To guarantee our sometimes stormy summers don’t knock the plants over, I stake them to giant 6 ft tall poles that have been plunged deep into the depths of the giant pots they’re grown in. To support the heavy fruit and long branches, I ensconce the entire plant – that I’ve grown from seed – in giant, heavy duty square cages purchased from a fancy gardening catalog. But of course the branches far exceed the capacity of all this rigging to bend and break at the cage edges. My only recourse is vengeful pruning and snarky side glances.
But I will miss buying the tomato fertilizer Mater Magic, simply because I no longer have a valid excuse to ask my family, in my best deep country slang, “Anybody seen my Mater Magic? I need it fer my maters!” Ignoring the fact that the word ‘mater’ makes my skin crawl, it always made for a bit of fun.
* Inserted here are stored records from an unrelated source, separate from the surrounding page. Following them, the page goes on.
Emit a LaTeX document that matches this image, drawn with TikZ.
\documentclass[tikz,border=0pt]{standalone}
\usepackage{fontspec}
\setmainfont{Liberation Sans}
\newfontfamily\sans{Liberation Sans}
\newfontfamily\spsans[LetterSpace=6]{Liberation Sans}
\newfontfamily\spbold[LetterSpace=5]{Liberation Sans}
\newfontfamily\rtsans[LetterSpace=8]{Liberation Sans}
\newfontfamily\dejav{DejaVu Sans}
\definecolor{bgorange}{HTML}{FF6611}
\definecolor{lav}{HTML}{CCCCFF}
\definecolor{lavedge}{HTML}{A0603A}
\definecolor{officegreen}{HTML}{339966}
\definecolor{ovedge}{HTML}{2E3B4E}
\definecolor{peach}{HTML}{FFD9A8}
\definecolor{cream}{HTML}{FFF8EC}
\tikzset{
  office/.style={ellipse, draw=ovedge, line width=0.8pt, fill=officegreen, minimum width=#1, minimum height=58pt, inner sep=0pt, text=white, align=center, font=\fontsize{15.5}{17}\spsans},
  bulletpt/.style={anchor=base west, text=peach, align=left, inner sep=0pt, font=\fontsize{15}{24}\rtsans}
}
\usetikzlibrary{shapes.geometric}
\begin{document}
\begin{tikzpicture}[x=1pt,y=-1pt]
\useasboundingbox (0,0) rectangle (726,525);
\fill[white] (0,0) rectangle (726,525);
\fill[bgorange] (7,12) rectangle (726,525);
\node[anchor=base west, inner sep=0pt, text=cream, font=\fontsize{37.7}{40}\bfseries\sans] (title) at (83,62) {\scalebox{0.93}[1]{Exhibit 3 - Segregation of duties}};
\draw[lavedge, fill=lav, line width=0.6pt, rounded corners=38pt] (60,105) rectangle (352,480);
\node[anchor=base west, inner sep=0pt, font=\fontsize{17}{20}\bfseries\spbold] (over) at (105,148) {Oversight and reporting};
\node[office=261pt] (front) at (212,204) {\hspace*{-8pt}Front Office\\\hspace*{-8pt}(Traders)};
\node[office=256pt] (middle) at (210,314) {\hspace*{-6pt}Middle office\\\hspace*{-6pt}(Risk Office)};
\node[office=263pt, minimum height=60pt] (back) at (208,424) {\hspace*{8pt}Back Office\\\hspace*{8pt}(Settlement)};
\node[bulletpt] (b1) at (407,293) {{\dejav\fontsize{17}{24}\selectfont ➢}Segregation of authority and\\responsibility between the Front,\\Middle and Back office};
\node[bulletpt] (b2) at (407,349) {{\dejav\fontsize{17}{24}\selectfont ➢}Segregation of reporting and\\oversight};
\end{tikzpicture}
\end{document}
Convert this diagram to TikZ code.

Made the same decision this weekend. This year I spent around 3 months preparing a new area for my final try at growing tomatoes – loads of compost and other goodies, checked the ph, bought really good plants from Diggers, planted in mid November after all frosts had passed. Watered as required, fed fortnightly with fish emulsion, worm wee, special tomato fertiliser.
All went really well for about 4 weeks, then leaves began to die from the bottom. Some fruit formed but anytime there was even a sign of ripening they were pinched by possums or developed horrible marks and splits. The only way we’ve been able to eat any of the fruit has been to pick them as soon as any colour appeared and then the taste is not as good.
Will maybe keep trying with cherry types but no more large varieties for me. Very disappointing after trying for more than 15 years …….
How frustrating! You are a true tomato lover to have spent 15 years on this ungrateful fruit! They do not deserve you.
Ha! A woman after my own heart. We must have been writing about tomato growing dread at the same time. I published a post on my blog two days ago about this same topic. My problem wasn’t pests, rather split skins. Anyway, here’s my rant if you’re interested: https://ambradambra.wordpress.com/2015/01/31/home-groan-tomatoes-a-labour-of-love/
Ambracadambra “tomato rage”
Shame we can’t turn “tomato rage” into “tomato ragu”
Growing tomatoes is for sadists! They are unpredictable pains in the butt.
I can feel your pain all the way from Australia. I have another tale of tomato woe on my current post at hortitales.com
Glad other people have trouble. I can’t grow them either. I didn’t bother this year.